19. A perusal of Section 79 of the Act would show that unabsorbed depreciation and capital losses do not fall within its scope and ambit.
20. There is, in our opinion, no practical efficacy in the assessee carrying forward business losses, unabsorbed depreciation, and capital losses unless there is a possibility of setting off those losses in the future, albeit subject to the provisions of the Act.

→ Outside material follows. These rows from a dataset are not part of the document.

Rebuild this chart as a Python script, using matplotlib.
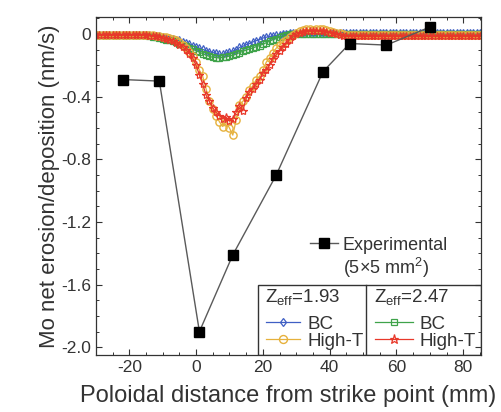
import matplotlib
matplotlib.use("Agg")
import matplotlib.pyplot as plt
import numpy as np
from matplotlib.lines import Line2D
from matplotlib.patches import Rectangle
from matplotlib.ticker import MultipleLocator

plt.rcParams['font.family'] = ['Liberation Sans', 'DejaVu Sans']
plt.rcParams['mathtext.fontset'] = 'custom'
plt.rcParams['mathtext.rm'] = 'Liberation Sans'
plt.rcParams['mathtext.it'] = 'Liberation Sans:italic'

# experimental points (5x5 mm2 samples)
exp_x = [-22, -11, 1, 11, 24, 38, 46, 57, 70]
exp_y = [-0.29, -0.30, -1.90, -1.41, -0.90, -0.24, -0.06, -0.07, 0.045]

# simulation grid, 1 mm steps from -30 to 85
sim_x = list(range(-30, 86))

# Zeff = 1.93, BC
bc_193 = ([-0.005] * 16 +
          [-0.008, -0.01, -0.012, -0.015, -0.018, -0.022, -0.026, -0.03, -0.035, -0.04,
           -0.048, -0.056, -0.065, -0.074, -0.082, -0.09, -0.098, -0.105, -0.112, -0.118,
           -0.122, -0.128, -0.13, -0.12, -0.115, -0.108, -0.1, -0.085, -0.078, -0.068,
           -0.06, -0.05, -0.042, -0.035, -0.025, -0.02, -0.015, -0.012, -0.008, -0.004,
           0.0, 0.003] +
          [0.005] * 58)

# Zeff = 2.47, BC
bc_247 = ([-0.008] * 16 +
          [-0.012, -0.016, -0.02, -0.025, -0.03, -0.035, -0.04, -0.045, -0.052, -0.06,
           -0.068, -0.078, -0.088, -0.097, -0.105, -0.115, -0.125, -0.135, -0.142, -0.148,
           -0.15, -0.152, -0.148, -0.145, -0.14, -0.135, -0.128, -0.118, -0.11, -0.102,
           -0.095, -0.088, -0.08, -0.073, -0.065, -0.055, -0.045, -0.035, -0.028, -0.02,
           -0.013, -0.007, -0.002] +
          [0.0] * 57)

# Zeff = 1.93, High-T
ht_193 = ([-0.004] * 16 +
          [-0.006, -0.008, -0.01, -0.013, -0.016, -0.02, -0.025, -0.032, -0.04, -0.052,
           -0.068, -0.09, -0.115, -0.14, -0.18, -0.23, -0.27, -0.35, -0.43, -0.48,
           -0.52, -0.56, -0.59, -0.56, -0.60, -0.645, -0.55, -0.45, -0.43, -0.40,
           -0.36, -0.33, -0.29, -0.27, -0.23, -0.18, -0.15, -0.12, -0.09, -0.07,
           -0.05, -0.035, -0.02, -0.005, 0.01, 0.02, 0.028, 0.03, 0.03, 0.028,
           0.03, 0.032, 0.03, 0.025, 0.02, 0.015, 0.01, 0.005, 0.0] +
          [-0.008] * 41)

# Zeff = 2.47, High-T
ht_247 = ([-0.006] * 16 +
          [-0.009, -0.012, -0.015, -0.019, -0.024, -0.03, -0.037, -0.045, -0.055, -0.067,
           -0.08, -0.1, -0.125, -0.155, -0.2, -0.26, -0.32, -0.39, -0.43, -0.47,
           -0.50, -0.52, -0.54, -0.53, -0.555, -0.54, -0.50, -0.46, -0.49, -0.41,
           -0.37, -0.35, -0.32, -0.29, -0.25, -0.23, -0.2, -0.16, -0.13, -0.11,
           -0.085, -0.06, -0.035, -0.015, -0.002, 0.008, 0.015, 0.02, 0.022, 0.022,
           0.022, 0.02, 0.018, 0.015, 0.01, 0.005, 0.0, -0.005, -0.01] +
          [-0.015] * 41)

x_ticks = [-20, 0, 20, 40, 60, 80]
x_labels = ['-20', '0', '20', '40', '60', '80']
y_ticks = [0, -0.4, -0.8, -1.2, -1.6, -2.0]
y_labels = ['0', '-0.4', '-0.8', '-1.2', '-1.6', '-2.0']

c_blue = '#3f5fc4'
c_green = '#3fa34a'
c_yellow = '#e6b13c'
c_red = '#e8382a'
c_text = '#333333'

fig = plt.figure(figsize=(5.02, 4.12), dpi=100)
ax = fig.add_axes([0.191, 0.138, 0.767, 0.821])

l_bc193, = ax.plot(sim_x, bc_193, color=c_blue, lw=0.9, marker='d', ms=4,
                   mfc='none', mew=0.9)
l_bc247, = ax.plot(sim_x, bc_247, color=c_green, lw=0.9, marker='s', ms=3.8,
                   mfc='none', mew=0.9)
l_ht193, = ax.plot(sim_x, ht_193, color=c_yellow, lw=0.9, marker='o', ms=5.2,
                   mfc='none', mew=1.0)
l_ht247, = ax.plot(sim_x, ht_247, color=c_red, lw=0.9, marker='*', ms=6,
                   mfc='none', mew=0.9)
l_exp, = ax.plot(exp_x, exp_y, color='#5a5a5a', lw=1.0, marker='s', ms=7,
                 mfc='black', mec='black', zorder=5)

ax.set_xlim(-30, 85.3)
ax.set_ylim(-2.05, 0.11)
ax.set_xticks(x_ticks)
ax.set_xticklabels(x_labels)
ax.set_yticks(y_ticks)
ax.set_yticklabels(y_labels)
ax.xaxis.set_minor_locator(MultipleLocator(5))
ax.yaxis.set_minor_locator(MultipleLocator(0.1))
ax.tick_params(which='both', direction='in', top=True, right=True,
               colors=c_text, labelsize=12.5)
ax.tick_params(which='major', length=4.5, width=0.8)
ax.tick_params(which='minor', length=2.5, width=0.7)
for s in ax.spines.values():
    s.set_color(c_text)
    s.set_linewidth(0.9)

ax.set_xlabel('Poloidal distance from strike point (mm)', fontsize=17,
              color=c_text, labelpad=7)
ax.set_ylabel('Mo net erosion/deposition (nm/s)', fontsize=16,
              color=c_text, labelpad=1)

# experimental legend
leg_exp = ax.legend([l_exp], ['Experimental'], loc='center left',
                    bbox_to_anchor=(0.555, 0.325), frameon=False, fontsize=13,
                    handlelength=1.6, handletextpad=0.25, borderpad=0,
                    borderaxespad=0, labelcolor=c_text)
ax.add_artist(leg_exp)
ax.text(0.642, 0.257, '(5×5 mm$^2$)', transform=ax.transAxes, fontsize=13,
        color=c_text, va='center', ha='left')

# grouped simulation legend box
ax.add_patch(Rectangle((0.421, 0.0), 0.579, 0.207, transform=ax.transAxes,
                       fill=False, ec=c_text, lw=1.0, zorder=6))
ax.plot([0.701, 0.701], [0.0, 0.207], transform=ax.transAxes, color=c_text,
        lw=1.0, zorder=6)

ax.text(0.440, 0.172, r'Z$_\mathrm{eff}$=1.93', transform=ax.transAxes,
        fontsize=13.5, color=c_text, va='center', ha='left')
ax.text(0.723, 0.172, r'Z$_\mathrm{eff}$=2.47', transform=ax.transAxes,
        fontsize=13.5, color=c_text, va='center', ha='left')

leg1 = ax.legend([l_bc193, l_ht193], ['BC', 'High-T'], loc='upper left',
                 bbox_to_anchor=(0.442, 0.117), frameon=False, fontsize=13.5,
                 handlelength=1.8, handletextpad=0.43,
                 labelspacing=0.0, borderpad=0, borderaxespad=0,
                 markerscale=1.1, labelcolor=c_text)
ax.add_artist(leg1)

leg2 = ax.legend([l_bc247, l_ht247], ['BC', 'High-T'], loc='upper left',
                 bbox_to_anchor=(0.725, 0.117), frameon=False, fontsize=13.5,
                 handlelength=2.0, handletextpad=0.37,
                 labelspacing=0.0, borderpad=0, borderaxespad=0,
                 markerscale=1.1, labelcolor=c_text)

fig.savefig('out.png', dpi=100)
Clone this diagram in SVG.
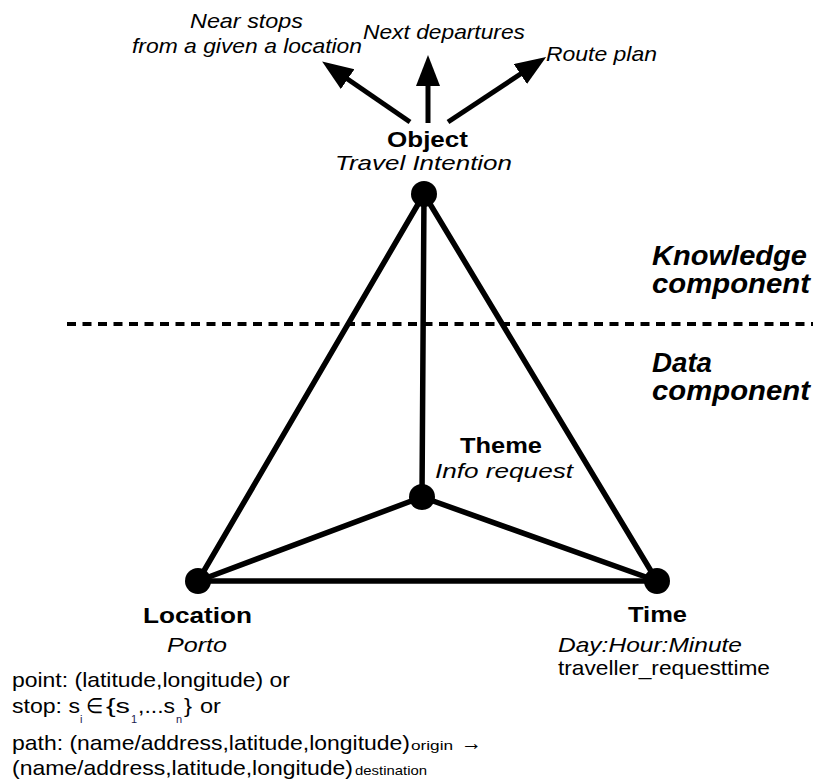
<svg xmlns="http://www.w3.org/2000/svg" width="813" height="782" viewBox="0 0 813 782">
  <style>
    text { font-family: "Liberation Sans", Arial, sans-serif; fill: #000; }
    .it { font-style: italic; font-size: 21px; }
    .bd { font-weight: bold; font-size: 22px; }
    .bi { font-weight: bold; font-style: italic; font-size: 27px; }
    .rg { font-size: 21px; }
    .sm { font-size: 13px; }
    .sub { font-size: 11px; fill: #1c2150; }
    .edge { stroke: #000; stroke-width: 5.5; stroke-linecap: round; fill: none; }
    .arrow { stroke: #000; stroke-width: 5; fill: none; }
    .node { fill: #000; }
  </style>
  <defs>
    <marker id="head" markerUnits="userSpaceOnUse" markerWidth="34" markerHeight="26" refX="2" refY="12" orient="auto">
      <path d="M0,0 L31,12 L0,24 z" fill="#000"/>
    </marker>
  </defs>
  <rect width="813" height="782" fill="#fff"/>

  <!-- boundary between knowledge and data layers -->
  <line x1="67" y1="324" x2="813" y2="324" stroke="#000" stroke-width="4" stroke-dasharray="9 6.5"/>

  <g id="connectors">
    <line class="edge" x1="424" y1="194" x2="198" y2="581"/>
    <line class="edge" x1="424" y1="194" x2="657" y2="581"/>
    <line class="edge" x1="424" y1="194" x2="422" y2="497"/>
    <line class="edge" x1="422" y1="497" x2="198" y2="581"/>
    <line class="edge" x1="422" y1="497" x2="657" y2="581"/>
    <line class="edge" x1="198" y1="581" x2="657" y2="581"/>
    <line class="arrow" x1="410" y1="122" x2="346" y2="78" marker-end="url(#head)"/>
    <line class="arrow" x1="428" y1="123" x2="428" y2="84" marker-end="url(#head)"/>
    <line class="arrow" x1="448" y1="122" x2="522" y2="73" marker-end="url(#head)"/>
  </g>

  <g id="outputs">
    <text class="it" x="190" y="28" textLength="113" lengthAdjust="spacingAndGlyphs">Near stops</text>
    <text class="it" x="132" y="53" textLength="230" lengthAdjust="spacingAndGlyphs">from a given a location</text>
    <text class="it" x="363" y="39" textLength="162" lengthAdjust="spacingAndGlyphs">Next departures</text>
    <text class="it" x="546" y="61" textLength="111" lengthAdjust="spacingAndGlyphs">Route plan</text>
  </g>

  <g id="object">
    <circle class="node" cx="424" cy="194" r="13"/>
    <text class="bd" x="387" y="147" textLength="81" lengthAdjust="spacingAndGlyphs">Object</text>
    <text class="it" x="335" y="170" textLength="177" lengthAdjust="spacingAndGlyphs">Travel Intention</text>
  </g>

  <g id="theme">
    <circle class="node" cx="422" cy="497" r="13"/>
    <text class="bd" x="460" y="453" textLength="82" lengthAdjust="spacingAndGlyphs">Theme</text>
    <text class="it" x="435" y="478" textLength="138" lengthAdjust="spacingAndGlyphs">Info request</text>
  </g>

  <g id="location">
    <circle class="node" cx="198" cy="581" r="13"/>
    <text class="bd" x="143" y="623" textLength="109" lengthAdjust="spacingAndGlyphs">Location</text>
    <text class="it" x="167" y="652" textLength="60" lengthAdjust="spacingAndGlyphs">Porto</text>
    <text class="rg" x="12" y="687" textLength="278" lengthAdjust="spacingAndGlyphs">point: (latitude,longitude) or</text>
    <text class="rg" x="12" y="713" textLength="68" lengthAdjust="spacingAndGlyphs">stop: s</text>
    <text class="sub" x="80" y="723">i</text>
    <text class="rg" x="86" y="713" textLength="17" lengthAdjust="spacingAndGlyphs">∈</text>
    <text class="rg" x="106" y="713" textLength="24" lengthAdjust="spacingAndGlyphs">{s</text>
    <text class="sub" x="131" y="723">1</text>
    <text class="rg" x="138" y="713" textLength="37" lengthAdjust="spacingAndGlyphs">,...s</text>
    <text class="sub" x="176" y="723">n</text>
    <text class="rg" x="184" y="713" textLength="8" lengthAdjust="spacingAndGlyphs">}</text>
    <text class="rg" x="200" y="713" textLength="21" lengthAdjust="spacingAndGlyphs">or</text>
    <text class="rg" x="12" y="750" textLength="398" lengthAdjust="spacingAndGlyphs">path:  (name/address,latitude,longitude)</text>
    <text class="sm" x="411" y="750" textLength="42" lengthAdjust="spacingAndGlyphs">origin</text>
    <text class="rg" x="461" y="750">→</text>
    <text class="rg" x="12" y="775" textLength="341" lengthAdjust="spacingAndGlyphs">(name/address,latitude,longitude)</text>
    <text class="sm" x="355" y="775" textLength="72" lengthAdjust="spacingAndGlyphs">destination</text>
  </g>

  <g id="time">
    <circle class="node" cx="657" cy="581" r="13"/>
    <text class="bd" x="628" y="622" textLength="59" lengthAdjust="spacingAndGlyphs">Time</text>
    <text class="it" x="558" y="652" textLength="184" lengthAdjust="spacingAndGlyphs">Day:Hour:Minute</text>
    <text class="rg" x="558" y="675" textLength="212" lengthAdjust="spacingAndGlyphs">traveller_requesttime</text>
  </g>

  <g id="layers">
    <text class="bi" x="652" y="265" textLength="155" lengthAdjust="spacingAndGlyphs">Knowledge</text>
    <text class="bi" x="652" y="293" textLength="158" lengthAdjust="spacingAndGlyphs">component</text>
    <text class="bi" x="652" y="372" textLength="60" lengthAdjust="spacingAndGlyphs">Data</text>
    <text class="bi" x="652" y="400" textLength="158" lengthAdjust="spacingAndGlyphs">component</text>
  </g>
</svg>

These are the aspects, in our opinion, that the concerned AO would examine in the relevant AY in which such set off is claimed.
20.1 Therefore, the mere fact that the Tribunal has expunged the impugned observations, in our view, cannot impact the stand of the appellant/revenue.
20.2 Thus, for the aforesaid reasons, in our opinion, no interference is called for with the impugned order.
21. According to us, no substantial question of law arises for our consideration.
22. The appeal is, accordingly, closed.
23. Parties will act based on the digitally signed copy of the judgment.